Frank Bancroft Walker and his son Marc are “bachin’ it,” they tell me. Their 1930s Mariposa home is cluttered, but comfortable enough for the male residents.
Marc left his job driving semis several years ago to care for his parents.
Walker says he feels like he’s 89 going on 189. As a diabetic, he often receives phone calls reminding him of medical appointments or prescription changes. He gets around by using a walker.
His wife, Isabel, died recently, but her influence is still seen in the home. The house was built in a quiet neighborhood where Frank Walker has lived for 22 years.
“I had construction experience,” he said. “So after moving in, my sons and I gave it a face-lift.”
I learned a lot about Walker on an afternoon I spent visiting with him last month.
Following an extensive education at various institutions in California and along the East Coast, Walker spent six years as a naval officer. He’s also a graduate of the Youth With a Mission missionary school.
Walker speaks fluent Spanish and Portuguese, and met his wife in Peru, where he worked in commercial fishing and boat construction. His vocational career spanned 40 years, including work as a farm chemical market developer in Latin America, tennis teacher and licensed general building contractor.
Frank and Isabel Walker had four sons and one daughter.
Upon retirement in Mariposa, he became a columnist and feature writer for the Mariposa Gazette and the Mariposa Tribune. He also volunteered with Gideons International, Mariposa’s Manna House and as a chaplain with the Mariposa County Sheriff Department, ministering to incarcerated men.
His landscape photography has won more than over 100 ribbons. And he plays the harmonica pretty well.
Recently, Walker published two books, and he has written a third that’s ready for publication. Walker’s specialty is short stories – memoirs of his life and the lives of friends and family.
In his first book, “A Key, a Padlock and Milk of Magnesia,” he writes about his father, Fred J. Walker, who was a newspaper writer, a Hearst editor and city editor for San Francisco’s largest newspaper. He occasionally brought home famous people for the family to meet.

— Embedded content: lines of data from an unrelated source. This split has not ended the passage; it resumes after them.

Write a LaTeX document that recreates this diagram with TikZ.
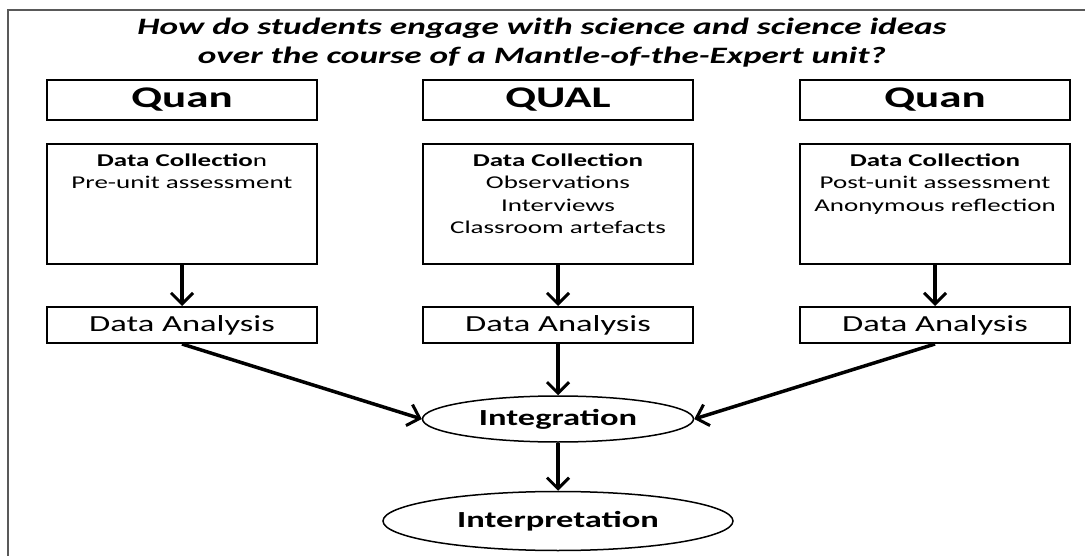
\documentclass[tikz,border=0pt]{standalone}
\usepackage{fontspec}
\setmainfont{Carlito}[FakeStretch=1.5]
\usepackage{tikz}
\usetikzlibrary{shapes.geometric, arrows.meta, positioning}
\tikzstyle{method} = [rectangle, draw=black, line width=2pt, minimum width=270pt, minimum height=40pt, font=\fontsize{30}{34}\selectfont\bfseries]
\tikzstyle{collect} = [rectangle, draw=black, line width=2pt, minimum width=270pt, minimum height=120pt, anchor=north]
\tikzstyle{collecttext} = [anchor=north, align=center, yshift=-7pt, font=\fontsize{18}{22.5}\selectfont]
\tikzstyle{analysis} = [rectangle, draw=black, line width=2pt, minimum width=270pt, minimum height=36pt, font=\fontsize{23}{27}\selectfont]
\tikzstyle{stage} = [ellipse, draw=black, line width=1.5pt, inner sep=0pt, font=\fontsize{23}{27}\selectfont\bfseries]
\tikzstyle{arrow} = [line width=3.5pt, -{Straight Barb[length=11pt, width=22pt, line width=3pt]}]

\begin{document}
\begin{tikzpicture}[x=1pt, y=-1pt]
        \useasboundingbox (0,0) rectangle (1085,556);
        \draw[line width=2pt, black!65] (8,556) -- (8,10) -- (1085,10);

        \node[align=center, font=\fontsize{23.5}{29}\selectfont\bfseries\itshape] (question) at (542,43)
            {How do students engage with science and science ideas\\over the course of a Mantle-of-the-Expert unit?};

        % three strands
        \node[method] (quanL) at (182,100) {Quan};
        \node[method] (qual) at (558,100) {QUAL};
        \node[method] (quanR) at (935,100) {Quan};

        \node[collect] (collL) at (182,143) {};
        \node[collect] (collM) at (558,143) {};
        \node[collect] (collR) at (935,143) {};
        \node[collecttext] (collLtext) at (collL.north) {\textbf{Data Collectio}n\\Pre-unit assessment};
        \node[collecttext] (collMtext) at (collM.north) {\textbf{Data Collection}\\Observations\\Interviews\\Classroom artefacts};
        \node[collecttext] (collRtext) at (collR.north) {\textbf{Data Collection}\\Post-unit assessment\\Anonymous reflection};

        \node[analysis] (analL) at (182,325) {Data Analysis};
        \node[analysis] (analM) at (558,325) {Data Analysis};
        \node[analysis] (analR) at (935,325) {Data Analysis};

        \node[stage, minimum width=271pt, minimum height=46pt] (integ) at (558,419) {Integration};
        \node[stage, minimum width=350pt, minimum height=59pt] (interp) at (558,521) {Interpretation};

        \draw[arrow] (collL) -- (analL);
        \draw[arrow] (collM) -- (analM);
        \draw[arrow] (collR) -- (analR);
        \draw[arrow] (analL.south) -- (integ.west);
        \draw[arrow] (analM) -- (integ);
        \draw[arrow] (analR.south) -- (integ.east);
        \draw[arrow] (integ) -- (interp);
\end{tikzpicture}
\end{document}
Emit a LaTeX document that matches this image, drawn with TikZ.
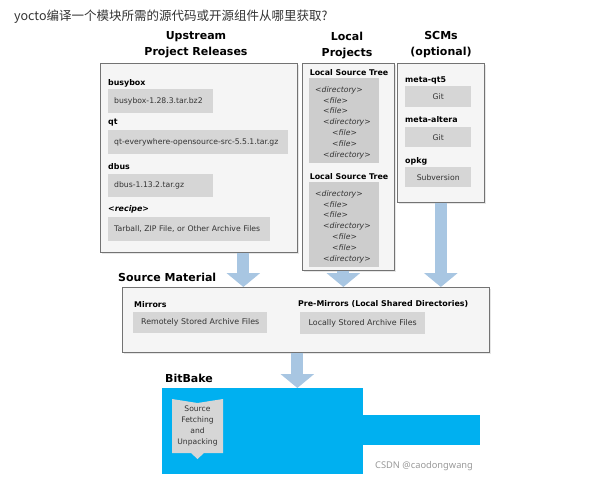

While covering the White House and Capitol Hill as an International News Service correspondent in Washington, D.C. correspondent, Walker’s dad became a personal friend of President Calvin Coolidge.
Walker himself had an encounter with Winston Churchill at Union Station in Washington, D.C. He also met professional tennis player Bobby Riggs and Brazil’s former president, Juscelino Kubitschek – the man who initiated the building of a new capital city, Brasilia.
Isabel grew up in Paris during the German occupation. Severe food restrictions had been imposed, and without friends in the country who raised farm animals, they didn’t have any eggs. Isabel’s mom sent her daughters to a farm to buy eggs. When the farmer learned the girls spoke English, he led them to an injured American paratrooper hiding in his barn. The girls helped him escape, and he gave them his silk handkerchief. Years later it was passed to Isabel’s son Marc, who became a paratrooper.
The introduction summarizes the book, and each chapter focuses on a particular theme.
Frank Walker’s second book is “Are the Comatose Awake?”
“Yes, they are,” Walker assures his readers. A family friend suddenly grew ill and had to be hospitalized. Slipping into a coma, the doctors didn’t think she would live long. When she regained consciousness several days later, she told Isabel that she had heard Frank standing near her, praying.
Other stories in the book share Walker’s spiritual insights.
The third book doesn’t have a title yet. The stories range from dealings with cannibals on a Fiji island to one of his sons seeing an albino hummingbird.
“This book is about the unusual,” Walker says.
Life has slowed down quite a bit for Frank Walker, but he says as long as God gives him breath, he plans to spend his days sharing the stories of his life with others. His books are available at www.amazon.com.